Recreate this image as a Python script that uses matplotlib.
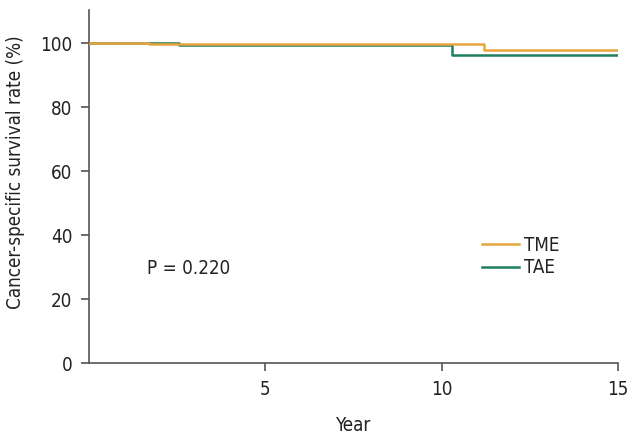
import matplotlib
matplotlib.use("Agg")
import matplotlib.pyplot as plt

plt.rcParams['font.family'] = ["DejaVu Sans"]
plt.rcParams['font.stretch'] = "condensed"

# Data (Kaplan-Meier step curves)
tme_time = [0, 1.7, 11.2, 15]
tme_surv = [100, 99.6, 97.9, 97.9]
tae_time = [0, 2.56, 10.28, 15]
tae_surv = [100, 99.3, 96.3, 96.3]
xticks = [5, 10, 15]
yticks = [0, 20, 40, 60, 80, 100]

c_tme = "#E8A53C"
c_tae = "#1E7F5E"

fig = plt.figure(figsize=(6.36, 4.44), dpi=100)
ax = fig.add_axes([0.140, 0.182, 0.832, 0.795])

l_tae, = ax.step(tae_time, tae_surv, where="post", color=c_tae, lw=1.8, label="TAE", zorder=2)
l_tme, = ax.step(tme_time, tme_surv, where="post", color=c_tme, lw=1.8, label="TME", zorder=3)

ax.set_xlim(0, 15)
ax.set_ylim(0, 110.3)
ax.set_xticks(xticks)
ax.set_yticks(yticks)
for s in ["top", "right"]:
    ax.spines[s].set_visible(False)
for s in ["left", "bottom"]:
    ax.spines[s].set_color("#555555")
    ax.spines[s].set_linewidth(1.2)
ax.tick_params(colors="#555555", labelcolor="#222222", labelsize=13.5, length=6, width=1.2, pad=6)

ax.set_xlabel("Year", fontsize=13.5, color="#222222", labelpad=12)
ax.set_ylabel("Cancer-specific survival rate (%)", fontsize=13.5, color="#222222")
ax.yaxis.set_label_coords(-0.121, 0.541)

ax.text(1.65, 29.7, "P = 0.220", fontsize=13.5, color="#222222", va="center", ha="left")

leg = ax.legend(handles=[l_tme, l_tae], loc="center left", bbox_to_anchor=(0.743, 0.302), frameon=False,
                fontsize=13.5, handlelength=1.95, handletextpad=0.3, labelspacing=0.2,
                borderaxespad=0, borderpad=0)
for t in leg.get_texts():
    t.set_color("#222222")

fig.savefig("out.png", dpi=100)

══════════════════════════════

* _Work to be completed_: Reproduce the data above in full, exactly as it is, with the pictures left out.

* _Final result_:
Recreate this image as a Python script that uses matplotlib.
import matplotlib
matplotlib.use("Agg")
import matplotlib.pyplot as plt

plt.rcParams['font.family'] = ["DejaVu Sans"]
plt.rcParams['font.stretch'] = "condensed"

# Data (Kaplan-Meier step curves)
tme_time = [0, 1.7, 11.2, 15]
tme_surv = [100, 99.6, 97.9, 97.9]
tae_time = [0, 2.56, 10.28, 15]
tae_surv = [100, 99.3, 96.3, 96.3]
xticks = [5, 10, 15]
yticks = [0, 20, 40, 60, 80, 100]

c_tme = "#E8A53C"
c_tae = "#1E7F5E"

fig = plt.figure(figsize=(6.36, 4.44), dpi=100)
ax = fig.add_axes([0.140, 0.182, 0.832, 0.795])

l_tae, = ax.step(tae_time, tae_surv, where="post", color=c_tae, lw=1.8, label="TAE", zorder=2)
l_tme, = ax.step(tme_time, tme_surv, where="post", color=c_tme, lw=1.8, label="TME", zorder=3)

ax.set_xlim(0, 15)
ax.set_ylim(0, 110.3)
ax.set_xticks(xticks)
ax.set_yticks(yticks)
for s in ["top", "right"]:
    ax.spines[s].set_visible(False)
for s in ["left", "bottom"]:
    ax.spines[s].set_color("#555555")
    ax.spines[s].set_linewidth(1.2)
ax.tick_params(colors="#555555", labelcolor="#222222", labelsize=13.5, length=6, width=1.2, pad=6)

ax.set_xlabel("Year", fontsize=13.5, color="#222222", labelpad=12)
ax.set_ylabel("Cancer-specific survival rate (%)", fontsize=13.5, color="#222222")
ax.yaxis.set_label_coords(-0.121, 0.541)

ax.text(1.65, 29.7, "P = 0.220", fontsize=13.5, color="#222222", va="center", ha="left")

leg = ax.legend(handles=[l_tme, l_tae], loc="center left", bbox_to_anchor=(0.743, 0.302), frameon=False,
                fontsize=13.5, handlelength=1.95, handletextpad=0.3, labelspacing=0.2,
                borderaxespad=0, borderpad=0)
for t in leg.get_texts():
    t.set_color("#222222")

fig.savefig("out.png", dpi=100)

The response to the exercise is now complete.